Ketiga, golongan orang munafik, terdapat pada QS. Al-Baqarah, ayat 204:
وَمِنَ النَّاسِ مَنْ يُّعْجِبُكَ قَوْلُهُ فِى الْحَيَوةِ الدُّنْيَا وَيُشْهِدُ اللهَ عَلَى مَا فِي قَلْبِهِ وَهُوَ اَلَدُّ الْخِصَامِ
“Dan di antara manusia ada yang ucapannya tentang kehidupan dunia menarik hati kamu, dan dipersaksikan Allah atas isi hatinya, padahal ia adalah penentang yang paling keras.”
Ciri-ciri Orang Munafik
Quraish Shihab dalam tafsirnya mengatakan: “Yang pertama dilukiskan Allah dalam ayat ini adalah isi hati, ucapan, dan tindakan mereka, yakni bahwa tutur bahasa, analisis, atau dalih-dalih mereka mengagumkan karena sangat pandai mengemas niat buruknya dalam kemasan yang sangat indah sehingga melahirkan rasa kagum.”

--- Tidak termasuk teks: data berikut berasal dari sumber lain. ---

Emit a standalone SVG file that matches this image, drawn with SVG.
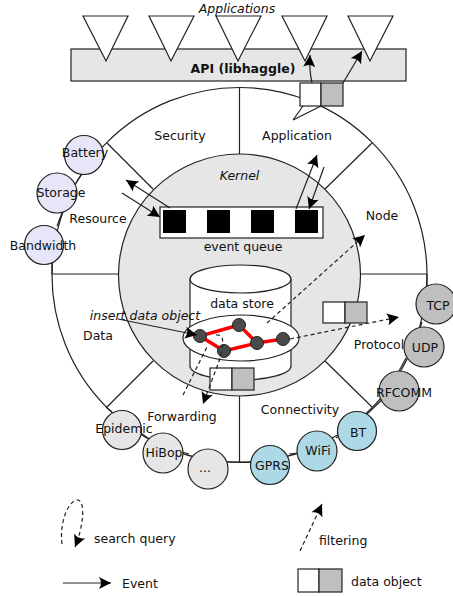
<svg xmlns="http://www.w3.org/2000/svg" width="453" height="597" viewBox="0 0 453 597">
<defs>
<style>
text{font-family:"DejaVu Sans","Liberation Sans",sans-serif;font-size:12.5px;fill:#111}
.m{text-anchor:middle}
.it{font-style:italic}
.ln{stroke:#222;stroke-width:1.2;fill:none}
.ds{stroke:#222;stroke-width:1.2;fill:none;stroke-dasharray:4,3}
.c{stroke:#222;stroke-width:1.2}
.res{fill:#e6e6f8}
.fwd{fill:#e6e6e6}
.con{fill:#add8e6}
.pro{fill:#bfbfbf}
.w{fill:#fff;stroke:#222;stroke-width:1.2}
.g{fill:#bfbfbf;stroke:#222;stroke-width:1.2}
.nd{fill:#4a4a4a;stroke:#222;stroke-width:1}
.red{stroke:#ff0000;stroke-width:3.5;fill:none}
.q{fill:#000}
</style>
<marker id="ah" markerUnits="userSpaceOnUse" viewBox="-12 -7 16 14" refX="2" refY="0" markerWidth="16" markerHeight="14" orient="auto">
<path d="M2,0 L-10,-6 Q-6,0 -10,6 Z" fill="#000"/>
</marker>
</defs>

<g id="applications">
<text class="m it" x="237" y="13">Applications</text>
<rect x="71" y="49" width="335" height="32" fill="#e6e6e6" stroke="#222" stroke-width="1.2"/>
<g fill="#fff" stroke="#222" stroke-width="1.2">
<polygon points="83,16 128,16 106,61"/>
<polygon points="149,16 194,16 171,61"/>
<polygon points="216,16 261,16 238,61"/>
<polygon points="282,16 327,16 305,61"/>
<polygon points="348,16 393,16 370,61"/>
</g>
<text class="m" x="243" y="73" style="font-weight:bold">API (libhaggle)</text>
</g>

<g id="outer">
<circle cx="239.5" cy="275" r="187.5" fill="#fff" stroke="#222" stroke-width="1.2"/>
<line class="ln" x1="239.5" y1="88" x2="239.5" y2="155"/>
<line class="ln" x1="52" y1="274" x2="118" y2="274"/>
<line class="ln" x1="360" y1="274" x2="427" y2="274"/>
<line class="ln" x1="107" y1="143" x2="153" y2="189"/>
<line class="ln" x1="372" y1="143" x2="325" y2="189"/>
<line class="ln" x1="107" y1="407" x2="153" y2="361"/>
<line class="ln" x1="325" y1="361" x2="372" y2="407"/>
<line class="ln" x1="239.5" y1="390" x2="239.5" y2="462"/>
<text class="m" x="180" y="140">Security</text>
<text class="m" x="297" y="140">Application</text>
<text class="m" x="382" y="220">Node</text>
<text class="m" x="98" y="223">Resource</text>
<text class="m" x="98" y="340">Data</text>
<text class="m" x="182" y="421">Forwarding</text>
<text class="m" x="300" y="414">Connectivity</text>
<text class="m" x="379" y="349">Protocol</text>
</g>

<g id="kernel">
<circle cx="239.5" cy="275" r="121" fill="#e6e6e6" stroke="#222" stroke-width="1.2"/>
<text class="m it" x="239.5" y="180">Kernel</text>
</g>

<g id="event-queue">
<rect x="160" y="207" width="163" height="31" fill="#fff" stroke="#222" stroke-width="1.2"/>
<rect class="q" x="163" y="210" width="23" height="23"/>
<rect class="q" x="207" y="210" width="23" height="23"/>
<rect class="q" x="251" y="210" width="23" height="23"/>
<rect class="q" x="295" y="210" width="23" height="23"/>
<text class="m" x="243" y="251">event queue</text>
</g>

<g id="data-store">
<path d="M190,279 L190,366 A50.5,14 0 0 0 291,366 L291,279" fill="#fff" stroke="#222" stroke-width="1.2"/>
<ellipse cx="240.5" cy="279" rx="50.5" ry="14" fill="#fff" stroke="#222" stroke-width="1.2"/>
<text class="m" x="242" y="308">data store</text>
<ellipse cx="241" cy="338" rx="58" ry="23" fill="#fff" stroke="#222" stroke-width="1.2"/>
<polyline class="red" points="224,351 200,336 239,325 257,343 283,339"/>
<line class="red" x1="224" y1="351" x2="257" y2="343"/>
<circle class="nd" cx="200" cy="336" r="6.5"/>
<circle class="nd" cx="239" cy="325" r="6.5"/>
<circle class="nd" cx="224" cy="351" r="6.5"/>
<circle class="nd" cx="257" cy="343" r="6.5"/>
<circle class="nd" cx="283" cy="339" r="6.5"/>
</g>

<g id="data-object-store">
<rect class="w" x="210" y="368" width="22" height="22"/>
<rect class="g" x="232" y="368" width="22" height="22"/>
</g>

<g id="data-object-top">
<rect class="w" x="300" y="83" width="21" height="23"/>
<rect class="g" x="321" y="83" width="22" height="23"/>
<polyline class="ln" points="303,106 293,120 321,106"/>
</g>

<g id="data-object-protocol">
<rect class="w" x="323" y="302" width="22" height="21"/>
<rect class="g" x="345" y="302" width="22" height="21"/>
</g>

<g id="resource-modules">
<line class="ln" x1="82" y1="174" x2="76" y2="183"/>
<line class="ln" x1="62" y1="213" x2="57" y2="226"/>
<line class="ln" x1="52" y1="263" x2="52" y2="274"/>
<g id="battery"><circle class="c res" cx="84" cy="155" r="19.5"/><text class="m" x="85" y="157">Battery</text></g>
<g id="storage"><circle class="c res" cx="57" cy="193" r="20"/><text class="m" x="61" y="197">Storage</text></g>
<g id="bandwidth"><circle class="c res" cx="44" cy="245" r="19.5"/><text class="m" x="43" y="250">Bandwidth</text></g>
</g>

<g id="forwarding-modules">
<line class="ln" x1="106" y1="407" x2="112" y2="412"/>
<line class="ln" x1="141" y1="433" x2="149" y2="439"/>
<line class="ln" x1="182" y1="452" x2="189" y2="454"/>
<line class="ln" x1="227" y1="462" x2="252" y2="462"/>
<g id="epidemic"><circle class="c fwd" cx="122" cy="430" r="19.5"/><text class="m" x="124" y="433">Epidemic</text></g>
<g id="hibop"><circle class="c fwd" cx="163" cy="453" r="20"/><text class="m" x="164" y="457">HiBop</text></g>
<g id="more"><circle class="c fwd" cx="208" cy="469" r="20"/><text class="m" x="205" y="472">...</text></g>
</g>

<g id="connectivity-modules">
<line class="ln" x1="289" y1="454" x2="298" y2="453"/>
<line class="ln" x1="336" y1="438" x2="340" y2="435"/>
<line class="ln" x1="367" y1="414" x2="384" y2="398"/>
<g id="gprs"><circle class="c con" cx="270" cy="465" r="19.5"/><text class="m" x="272" y="470">GPRS</text></g>
<g id="wifi"><circle class="c con" cx="317" cy="451" r="20"/><text class="m" x="318" y="455">WiFi</text></g>
<g id="bt"><circle class="c con" cx="357" cy="431" r="19.5"/><text class="m" x="358" y="437">BT</text></g>
</g>

<g id="protocol-modules">
<line class="ln" x1="399" y1="371" x2="406" y2="358"/>
<line class="ln" x1="420" y1="328" x2="422" y2="322"/>
<line class="ln" x1="427" y1="274" x2="427" y2="286"/>
<g id="rfcomm"><circle class="c pro" cx="399" cy="391" r="20"/><text class="m" x="404" y="397">RFCOMM</text></g>
<g id="udp"><circle class="c pro" cx="424" cy="347" r="20"/><text class="m" x="425" y="352">UDP</text></g>
<g id="tcp"><circle class="c pro" cx="436" cy="304" r="20"/><text class="m" x="438" y="310">TCP</text></g>
</g>

<g id="insert-label">
<text class="m it" x="145" y="320">insert data object</text>
</g>

<g id="connectors">
<path class="ln" d="M312,83 Q309,70 310,55" marker-end="url(#ah)"/>
<line class="ln" x1="343" y1="83" x2="362" y2="51" marker-end="url(#ah)"/>
<line class="ln" x1="170" y1="208" x2="126" y2="180" marker-end="url(#ah)"/>
<line class="ln" x1="122" y1="193" x2="160" y2="217" marker-end="url(#ah)"/>
<line class="ln" x1="296" y1="209" x2="317" y2="155" marker-end="url(#ah)"/>
<line class="ln" x1="324" y1="167" x2="309" y2="209" marker-end="url(#ah)"/>
<line class="ln" x1="118" y1="319" x2="197" y2="335" marker-end="url(#ah)"/>
<line class="ds" x1="267" y1="323" x2="365" y2="235" marker-end="url(#ah)"/>
<line class="ds" x1="290" y1="339" x2="399" y2="317" marker-end="url(#ah)"/>
<path class="ds" d="M216,335 C228,333 222,355 215,372 L203,404" marker-end="url(#ah)"/>
<line class="ds" x1="183" y1="395" x2="208" y2="345"/>
</g>

<g id="legend">
<path class="ds" d="M62,544 C59,520 70,499 78,500 C86,502 83,528 75,547" marker-end="url(#ah)"/>
<text x="94" y="543">search query</text>
<line class="ds" x1="300" y1="551" x2="322" y2="504" marker-end="url(#ah)"/>
<text x="319" y="545">filtering</text>
<line class="ln" x1="63" y1="583" x2="111" y2="583" marker-end="url(#ah)"/>
<text x="122" y="588">Event</text>
<rect class="w" x="298" y="569" width="21" height="23"/>
<rect class="g" x="319" y="569" width="23" height="23"/>
<text x="351" y="586">data object</text>
</g>
</svg>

Demikianlah umat-umat munafik terdahulu, ia menampakkan kebaikan melalui tutur katanya, perbuatannya, analisisnya. Ia bersikap seakan-akan ia adalah orang yang paling beriman, paling bagus Islamnya di antara yang lain. Padahal sebenarnya ia banyak menyembunyikan keburukan dalam hatinya. Dengan kemasan yang baik, bagus ,dan indah, membuat orang-orang terlena kepadanya. Sifat seperti ini tidak hanya pada umat terdahulu, melainkan sampai hari kiamat nanti akan tetap ada.
Adapun sebab turun ayat ini menurut Imam Fakhruddin ar-Razi dalam tafsir Mafatih al-Ghaib adalah; “Suatu ketika orang-orang kafir Quraish datang kepada Rasulullah Saw. dan mengaku bahwa dirinya telah beriman. Kemudian mereka meminta kepada Nabi agar mengutus beberapa ulama ke negeri mereka untuk mengajarkan Al-Quran dan syariat Islam. Nabi pun mengirimkan beberapa sahabatnya. Di tengah perjalanan, tepatnya di daerah Bathn al-Raji’ mereka beristirahat. Mendengar berita ini, tujuh puluh kafir Quraish penunggang kuda bergegas ke tempat istirahat itu dan membunuh serta menyalib mereka.”